Kelima, prinsip Sola Scriptura lumpuh total di dalam suatu dunia terbuka yang secara religius plural. Ada banyak Kitab Suci dalam dunia ini, yang, faktanya, telah dan sedang menginspirasi dan menuntun kehidupan banyak umat beragama yang berbeda-beda. Perspektif pluralisme mendorong umat beragama yang berbeda-beda untuk juga membaca Kitab-kitab Suci lain dengan kritis, bahkan untuk menemukan kebenaran-kebenaran yang memerdekakan di dalam Kitab-kitab Suci lain itu. Dalam dunia yang secara keagamaan majemuk, banyak orang dari agama-agama lain diperkaya dengan luar biasa oleh kitab-kitab suci lain. Nah, dalam dunia yang plural dan terbuka semacam ini, mempertahankan prinsip Sola Scriptura hanyalah akan menghasilkan suatu umat beragama yang terisolasi dari umat-umat beragama lainnya.


Keenam, prinsip Sola Scriptura, ketika diterapkan dalam suatu kehidupan politik suatu masyarakat dan bangsa, mengharuskan gereja (atau umat beragama monoteistik manapun) menegakkan teokrasi (pemerintahan oleh Allah melalui wakil-Nya, sang Mesias, dalam dunia) dan nomokrasi (pemerintahan berdasarkan hukum-hukum ilahi), karena inilah dua bentuk pemerintahan yang diwariskan umat Yahudi kepada gereja melalui Kitab Suci mereka. Jika orang Kristen di Indonesia penjunjung prinsip Sola Scriptura konsekwen dengan pendiriannya ini, mereka harus menegakkan teokrasi dan nomokrasi di Indonesia.
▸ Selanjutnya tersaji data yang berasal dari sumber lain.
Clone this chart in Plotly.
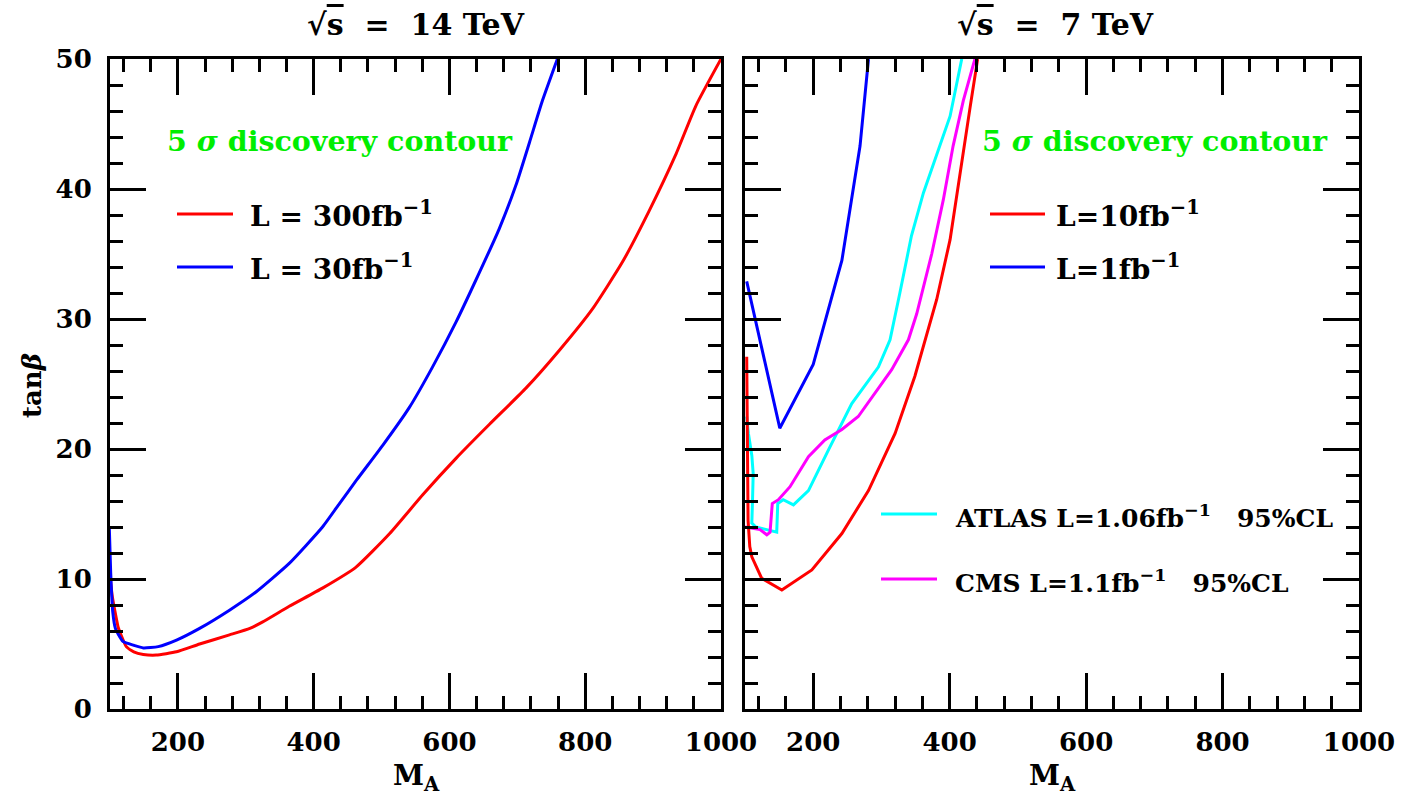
import plotly.graph_objects as go

# ---- sqrt(s) = 14 TeV : 5 sigma discovery contours ----
ma_14_300 = [99, 103, 107, 112, 117, 124, 135, 149, 168, 198, 232, 276, 306, 325,
             364, 413, 462, 512, 561, 610, 659, 713, 762, 811, 855, 894, 933, 963, 1000]
tb_14_300 = [10.8, 8.8, 7.6, 6.3, 5.6, 4.8, 4.4, 4.2, 4.15, 4.4, 5.0, 5.7, 6.2, 6.7,
             7.9, 9.3, 10.9, 13.5, 16.5, 19.3, 21.9, 24.7, 27.6, 30.8, 34.4, 38.3, 42.6, 46.4, 50.0]

ma_14_30 = [99, 101, 104, 108, 119, 135, 149, 171, 198, 232, 276, 315, 364, 413,
            438, 463, 502, 541, 575, 610, 639, 673, 698, 718, 737, 759]
tb_14_30 = [13.9, 10.5, 7.5, 6.2, 5.2, 4.9, 4.7, 4.8, 5.3, 6.2, 7.6, 9.0, 11.2, 14.0,
            15.8, 17.6, 20.3, 23.2, 26.3, 29.8, 33.0, 36.9, 40.3, 43.6, 46.8, 50.0]

# ---- sqrt(s) = 7 TeV ----
ma_7_10 = [102.5, 103.5, 104.5, 107, 110, 124.5, 154, 198, 242, 281, 320, 349, 381,
           400.6, 415, 430, 441]
tb_7_10 = [27.1, 20.0, 14.5, 12.5, 11.7, 10.05, 9.15, 10.7, 13.5, 16.8, 21.2, 25.6, 31.5,
           36.1, 41.2, 46.3, 50.0]

ma_7_1 = [102.5, 151, 200, 242, 268.6, 281]
tb_7_1 = [32.9, 21.6, 26.5, 34.5, 43.3, 50.0]

ma_atlas = [102.5, 105, 110, 112, 111, 110, 116, 132, 146.5, 148, 156, 171, 193, 222,
            256.5, 295.5, 312.6, 327, 344, 361.5, 381, 400.6, 417.7]
tb_atlas = [22.5, 21.2, 19.5, 18.1, 16.0, 14.3, 14.0, 13.8, 13.6, 15.8, 16.1, 15.7, 16.8, 19.9,
            23.5, 26.3, 28.4, 32.0, 36.4, 39.7, 42.7, 45.6, 50.0]

ma_cms = [100, 122, 132, 136.7, 140, 149, 166, 193, 217, 242, 266, 290.6, 315, 339.5,
          351.7, 373.7, 390.8, 405, 420, 437]
tb_cms = [14.0, 13.8, 13.4, 13.6, 15.8, 16.1, 17.1, 19.4, 20.7, 21.5, 22.5, 24.3, 26.1, 28.4,
          30.4, 35.0, 39.2, 43.3, 46.8, 50.0]

x_ticks = [200, 400, 600, 800, 1000]
y_ticks = [0, 10, 20, 30, 40, 50]

RED, BLUE, CYAN, MAGENTA, GREEN = "#ff0000", "#0000ff", "#00ffff", "#ff00ff", "#00ee00"
FONT = "DejaVu Serif"
LW = 3

fig = go.Figure()
for xs, ys, col, xa, ya, shape in [
    (ma_14_300, tb_14_300, RED, "x", "y", "spline"),
    (ma_14_30, tb_14_30, BLUE, "x", "y", "spline"),
    (ma_7_1, tb_7_1, BLUE, "x2", "y2", "linear"),
    (ma_atlas, tb_atlas, CYAN, "x2", "y2", "linear"),
    (ma_cms, tb_cms, MAGENTA, "x2", "y2", "linear"),
    (ma_7_10, tb_7_10, RED, "x2", "y2", "linear"),
]:
    fig.add_trace(go.Scatter(x=xs, y=ys, mode="lines", xaxis=xa, yaxis=ya,
                             line=dict(color=col, width=LW, shape=shape, smoothing=0.5),
                             showlegend=False, hoverinfo="skip"))

W, H = 1406, 804
L, R, T, B = 110, 47, 59, 95
PW, PH = W - L - R, H - T - B


def px(xp):
    return (xp - L) / PW


def py(yp):
    return (H - B - yp) / PH


tickfont = dict(family=FONT, size=26, color="black", weight="bold")
xcommon = dict(range=[100, 1000], tickvals=x_ticks, ticks="inside", ticklen=36, tickwidth=3,
               tickcolor="black", showline=True, linewidth=3, linecolor="black",
               mirror="allticks", showgrid=False, zeroline=False, tickfont=tickfont,
               ticklabelstandoff=8,
               minor=dict(dtick=40, tick0=0, ticks="inside", ticklen=13, tickwidth=3,
                          tickcolor="black", showgrid=False))
ycommon = dict(range=[0, 50], tickvals=y_ticks, ticks="inside", ticklen=36, tickwidth=3,
               tickcolor="black", showline=True, linewidth=3, linecolor="black",
               mirror="allticks", showgrid=False, zeroline=False, tickfont=tickfont,
               ticklabelstandoff=10,
               minor=dict(dtick=2, tick0=0, ticks="inside", ticklen=13, tickwidth=3,
                          tickcolor="black", showgrid=False))

fig.update_layout(
    width=W, height=H, margin=dict(l=L, r=R, t=T, b=B),
    paper_bgcolor="white", plot_bgcolor="white", showlegend=False,
    xaxis=dict(domain=[0, px(721)], anchor="y", **xcommon),
    yaxis=dict(domain=[0, 1], anchor="x", **ycommon),
    xaxis2=dict(domain=[px(745), 1], anchor="y2", **xcommon),
    yaxis2=dict(domain=[0, 1], anchor="x2", showticklabels=False,
                **{k: v for k, v in ycommon.items() if k != "tickfont"}),
)

ann = []


def text(x, y, s, size=28, color="black", xanchor="left", angle=0):
    ann.append(dict(x=x, y=y, xref="paper", yref="paper", text=s, showarrow=False,
                    xanchor=xanchor, yanchor="middle", textangle=angle,
                    font=dict(family=FONT, size=size, color=color, weight="bold")))


def key(x0, x1, yp, color):
    fig.add_shape(type="line", xref="paper", yref="paper", x0=px(x0), x1=px(x1),
                  y0=py(yp), y1=py(yp), line=dict(color=color, width=LW))


root_s = "√<span style='text-decoration:overline'>s</span>"
text(px(416), py(25), root_s + "  =  14 TeV", size=30, xanchor="center")
text(px(1055), py(25), root_s + "  =  7 TeV", size=30, xanchor="center")

text(px(165), py(141), "5 <i>σ</i> discovery contour", size=28.5, color=GREEN)
text(px(980), py(141), "5 <i>σ</i> discovery contour", size=28.5, color=GREEN)

key(177, 233, 214, RED)
text(px(248), py(214), "L = 300fb<sup>−1</sup>")
key(177, 233, 267, BLUE)
text(px(248), py(267), "L = 30fb<sup>−1</sup>")

key(990, 1045, 214, RED)
text(px(1054), py(214), "L=10fb<sup>−1</sup>")
key(990, 1045, 267, BLUE)
text(px(1054), py(267), "L=1fb<sup>−1</sup>")

key(881, 937, 514, CYAN)
text(px(953), py(516), "ATLAS L=1.06fb<sup>−1</sup>   95%CL", size=25)
key(881, 937, 579, MAGENTA)
text(px(953), py(581), "CMS L=1.1fb<sup>−1</sup>   95%CL", size=25)

text(px(32), py(386), "tan<i>β</i>", size=26, xanchor="center", angle=-90)
text(px(416), py(778), "M<sub>A</sub>", size=28, xanchor="center")
text(px(1052), py(778), "M<sub>A</sub>", size=28, xanchor="center")

fig.update_layout(annotations=ann)
fig.write_html("out.html")
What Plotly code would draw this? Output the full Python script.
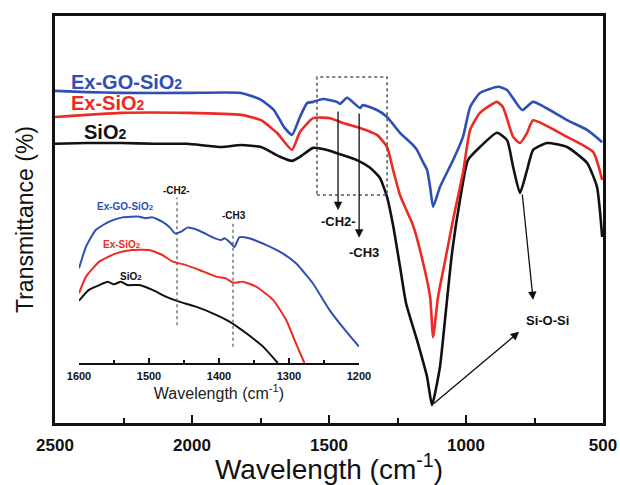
import plotly.graph_objects as go

# ---------------- main spectrum data (wavenumber cm-1, transmittance a.u.) ----------------
blue_wn = [2500, 2383, 2259, 2018, 1821, 1748, 1701, 1664, 1635, 1606, 1580, 1558, 1522, 1471, 1460,
           1434, 1387, 1376, 1325, 1288, 1241, 1193, 1179, 1157, 1142, 1131, 1120, 1095, 1047, 1011,
           985, 949, 883, 850, 795, 755, 631, 558, 503]
blue_t = [81.6, 81.3, 81.1, 81.1, 81.1, 79.4, 76.9, 72.7, 70.8, 75.2, 78.6, 78.9, 79.6, 78.9, 78.4,
          79.9, 77.4, 78.1, 76.9, 75.2, 71.3, 68.3, 67.1, 64.1, 62.2, 58.0, 53.1, 58.0, 64.6, 70.3,
          77.6, 81.1, 82.6, 81.8, 76.9, 78.9, 74.4, 72.0, 69.0]

red_wn = [2500, 2259, 2018, 1821, 1748, 1690, 1635, 1606, 1558, 1496, 1449, 1387, 1325, 1288, 1266,
          1241, 1193, 1157, 1131, 1120, 1102, 1073, 1047, 1011, 985, 949, 887, 865, 828, 803,
          777, 755, 631, 536, 503]
red_t = [75.2, 76.2, 76.2, 75.7, 74.4, 71.3, 67.1, 71.5, 74.9, 74.9, 73.7, 72.5, 70.8, 67.8, 62.2,
         56.0, 48.5, 39.5, 31.0, 21.1, 31.0, 41.0, 50.0, 61.5, 72.0, 76.2, 78.9, 77.6, 70.3, 68.8,
         71.3, 74.4, 70.3, 66.6, 59.7]

black_wn = [2500, 2383, 2259, 2139, 2018, 1894, 1821, 1748, 1679, 1635, 1606, 1558, 1522, 1471, 1398,
            1350, 1314, 1288, 1266, 1241, 1219, 1179, 1142, 1124, 1095, 1073, 1051, 1022, 993, 949,
            887, 850, 828, 803, 777, 755, 704, 631, 558, 522, 503]
black_t = [68.6, 68.8, 68.8, 68.6, 68.6, 67.8, 68.3, 67.8, 65.4, 64.4, 65.4, 67.6, 67.3, 66.3, 64.6,
           62.7, 60.2, 55.5, 48.5, 38.5, 29.5, 20.4, 11.3, 4.4, 13.8, 27.8, 41.8, 54.8, 64.6, 67.8,
           71.3, 69.5, 62.9, 56.5, 62.2, 67.1, 68.8, 67.8, 63.9, 58.0, 45.7]

# ---------------- inset data (1600-1200 cm-1) ----------------
in_blue_wn = [1600, 1590, 1576, 1557, 1538, 1514, 1505, 1495, 1481, 1469, 1463, 1454, 1445, 1428,
              1409, 1397, 1392, 1383, 1378, 1371, 1357, 1333, 1309, 1290, 1266, 1242, 1218, 1200]
in_blue_t = [52.6, 64.6, 73.9, 78.5, 80.9, 81.3, 80.4, 80.9, 78.5, 74.8, 72.0, 73.0, 75.2, 73.5,
             69.8, 68.3, 69.3, 66.5, 64.3, 69.8, 69.3, 65.6, 60.9, 55.4, 44.3, 29.4, 17.4, 9.1]

in_red_wn = [1600, 1590, 1571, 1547, 1524, 1500, 1481, 1466, 1447, 1428, 1404, 1390, 1380, 1366,
             1347, 1323, 1304, 1290, 1278]
in_red_t = [38.7, 48.0, 56.3, 60.9, 62.8, 62.8, 60.0, 56.3, 54.4, 51.7, 48.0, 47.0, 44.6, 45.2,
            42.4, 35.2, 23.9, 10.9, 0.0]

in_black_wn = [1600, 1586, 1571, 1559, 1550, 1540, 1531, 1514, 1495, 1476, 1457, 1433, 1409, 1385,
               1361, 1337, 1316]
in_black_t = [34.6, 40.6, 43.3, 45.2, 43.7, 45.2, 43.3, 43.3, 40.6, 36.9, 34.1, 31.3, 27.6, 23.0,
              16.5, 9.1, 0.0]

x_ticks = [2500, 2000, 1500, 1000, 500]
inset_ticks = [1600, 1500, 1400, 1300, 1200]

BLUE = "#2f4fb5"
RED = "#ee2a24"
BLACK = "#111111"
FONT = "Liberation Sans, Arial, sans-serif"

fig = go.Figure()
for wn, t, c in [(black_wn, black_t, BLACK), (red_wn, red_t, RED), (blue_wn, blue_t, BLUE)]:
    fig.add_trace(go.Scatter(x=wn, y=t, mode="lines", line=dict(color=c, width=2.6, shape="spline", smoothing=0.5),
                             xaxis="x", yaxis="y", showlegend=False, hoverinfo="skip"))
for wn, t, c in [(in_black_wn, in_black_t, BLACK), (in_red_wn, in_red_t, RED), (in_blue_wn, in_blue_t, BLUE)]:
    fig.add_trace(go.Scatter(x=wn, y=t, mode="lines", line=dict(color=c, width=2.0, shape="spline", smoothing=0.5),
                             xaxis="x2", yaxis="y2", showlegend=False, hoverinfo="skip"))

fig.update_layout(
    width=620, height=485,
    margin=dict(l=55, r=17, t=16, b=62),
    paper_bgcolor="white", plot_bgcolor="white",
    font=dict(family=FONT, color=BLACK),
    xaxis=dict(range=[2500, 500], domain=[0, 1], tickvals=x_ticks, automargin=False,
               ticks="inside", ticklen=8, tickwidth=2, tickcolor=BLACK,
               minor=dict(ticks="inside", ticklen=5, tickwidth=2, dtick=250, tick0=500, tickcolor=BLACK),
               showline=True, linewidth=2.5, linecolor=BLACK, mirror=True, showgrid=False, zeroline=False,
               tickfont=dict(size=17, weight="bold", color=BLACK), ticklabelstandoff=5,
               title=dict(text="Wavelength (cm<sup>-1</sup>)", font=dict(size=28, color=BLACK), standoff=9)),
    yaxis=dict(range=[0, 100], domain=[0, 1], showticklabels=False, ticks="", automargin=False,
               showline=True, linewidth=2.5, linecolor=BLACK, mirror=True, showgrid=False, zeroline=False,
               title=dict(text="Transmittance (%)", font=dict(size=23, color=BLACK), standoff=13)),
    xaxis2=dict(range=[1600, 1200], domain=[0.0438, 0.5547], anchor="y2", tickvals=inset_ticks, automargin=False,
                ticks="inside", ticklen=5, tickwidth=1.5, tickcolor=BLACK,
                minor=dict(ticks="inside", ticklen=3, tickwidth=1.5, dtick=50, tick0=1200, tickcolor=BLACK),
                showline=True, linewidth=1.6, linecolor=BLACK, showgrid=False, zeroline=False,
                tickfont=dict(size=11, weight="bold", color=BLACK), ticklabelstandoff=2,
                title=dict(text="Wavelength (cm<sup>-1</sup>)", font=dict(size=16, color="#222"), standoff=2)),
    yaxis2=dict(range=[0, 100], domain=[0.1474, 0.5897], anchor="x2", visible=False),
)

# dotted box and arrows in main plot
fig.add_shape(type="rect", xref="x", yref="y", x0=1544, x1=1288, y0=56.0, y1=85.0,
              line=dict(color="#555", width=1.5, dash="dot"))
# inset dotted lines
fig.add_shape(type="line", xref="x2", yref="y2", x0=1460, x1=1460, y0=21, y1=92,
              line=dict(color="#555", width=1.2, dash="dot"))
fig.add_shape(type="line", xref="x2", yref="y2", x0=1380, x1=1380, y0=9, y1=78,
              line=dict(color="#555", width=1.2, dash="dot"))

ann = []
def arrow(x, y, ax, ay):
    ann.append(dict(x=x, y=y, ax=ax, ay=ay, xref="x", yref="y", axref="x", ayref="y", text="",
                    showarrow=True, arrowhead=2, arrowsize=1.3, arrowwidth=1.3, arrowcolor=BLACK))
arrow(1467, 52.3, 1467, 76.9)
arrow(1390, 45.5, 1390, 76.4)
arrow(755, 30.2, 795, 56.5)
arrow(806, 22.4, 1124, 4.4)

def text(x, y, s, size, color=BLACK, xref="x", yref="y", xanchor="center", bold=True):
    ann.append(dict(x=x, y=y, xref=xref, yref=yref, text=s, showarrow=False, xanchor=xanchor, yanchor="middle",
                    font=dict(size=size, color=color, family=FONT, weight="bold" if bold else "normal")))

text(1467, 49.4, "-CH2-", 13)
text(1372, 42.0, "-CH3", 13)
text(701, 25.3, "Si-O-Si", 13)

sub = "<span style='font-size:{}px'>2</span>"
text(2449, 83.8, "Ex-GO-SiO" + sub.format(14), 20, BLUE, xanchor="left")
text(2449, 78.6, "Ex-SiO" + sub.format(14), 20, RED, xanchor="left")
text(2401, 71.5, "SiO" + sub.format(14), 20, BLACK, xanchor="left")

# inset labels
text(1533, 86.7, "Ex-GO-SiO" + sub.format(8), 10, BLUE, xref="x2", yref="y2")
text(1538, 65.6, "Ex-SiO" + sub.format(8), 10, RED, xref="x2", yref="y2")
text(1526, 48.3, "SiO" + sub.format(8), 10, BLACK, xref="x2", yref="y2")
text(1460, 96, "-CH2-", 10, xref="x2", yref="y2")
text(1378, 82, "-CH3", 10, xref="x2", yref="y2")

fig.update_layout(annotations=ann)
fig.write_html("out.html")
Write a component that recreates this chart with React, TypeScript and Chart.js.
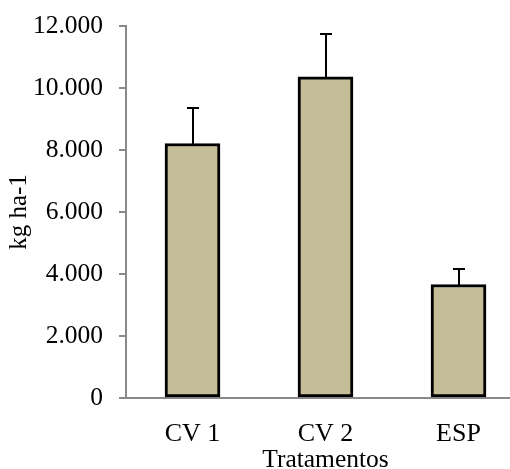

Jika demikian halnya, apakah gereja dengan prinsip Sola Scriptura-nya bisa hidup di Indonesia? Jawabannya sudah jelas: mereka tidak bisa hidup di Indonesia dengan prinsip mereka ini. Demokrasi, yang sedang diperjuangkan bangsa Indonesia, jelas tidak memiliki landasan skripturalnya dalam Alkitab gereja, dan harus dicari dasar-dasar pembenarannya di luar Kitab Suci gereja.